With your students use this opportunity to do a small scientific experiment.  After introducing your students to the Higley Copper (through the related Coin of the Month) read them the sentences above to inform them further about the background of the coin.  Ask your students if the weight of a coin determines that coin's value (in other words, is a heavier coin always worth more than a lighter coin?).  Chart your students' responses (yes or no), and then begin the experiment.

Place your students in groups and distribute supplies to each group.  Each group will need the following supplies for this activity:

  • A balance that is appropriate for the age group you are teaching (this may require some prior knowledge or instruction for your students)
  • A set of real coins (1 penny, 1 nickel, 1 dime, 1quarter, 1 golden dollar)
  • The "What's Your Weight" worksheet to record their data

Have each group first write the value of each of their coins in the appropriate spots on their worksheet.  Then have each group measure the weights of each coin against the other coins (e.g. place the penny on one side of the balance and put each coin, one by one, on the other side of the balance to find which coin is heavier).  Your students should record their observations on their worksheets.  Have each group determine if the more valuable coin is always heavier than the less valuable coin (this shouldn't be true because a nickel weighs more than a dime).  Independently have each student write an answer to this question based on what they observed.

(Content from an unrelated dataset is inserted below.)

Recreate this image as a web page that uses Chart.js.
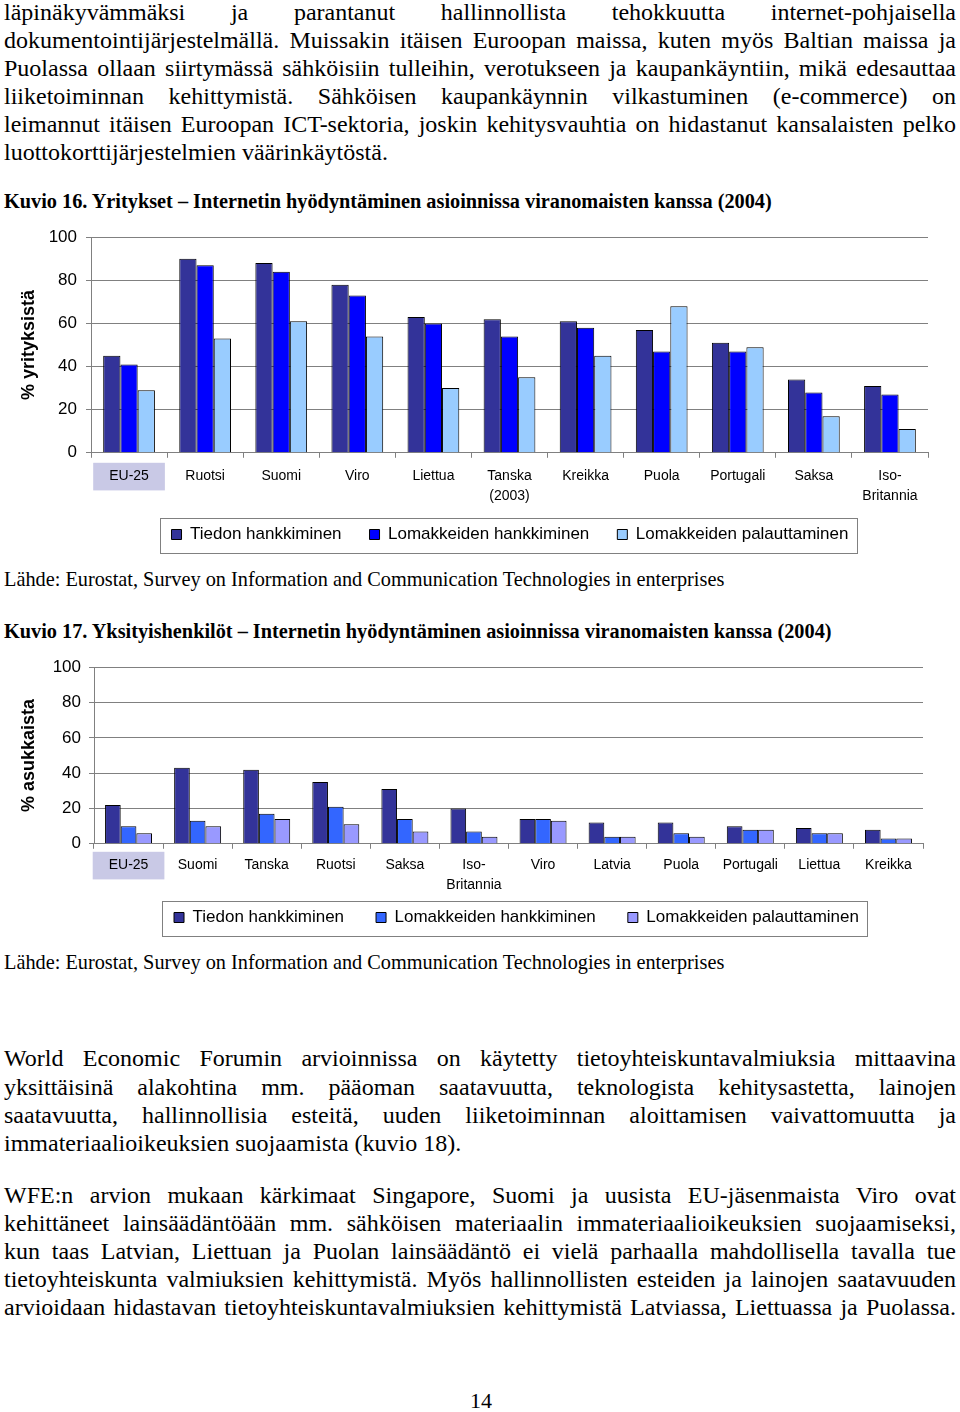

The project described above reflects some of the national standards of learning as defined by the National Council for the Social Studies (NCSS), the National Council for Teachers of English (NCTE), and the International Society for Technology in Education.  These standards are listed below:

Science Standards

Unifying concepts and processes in science:  In this activity, students will explore what it means to measure the weight of an object, and will learn how to use a measurement device to determine answers to their questions about coin weights.

Science as inquiry:  Students will conduct a scientific experiment and make observations about the weights of coins in order to reach answers to their questions about coin weights.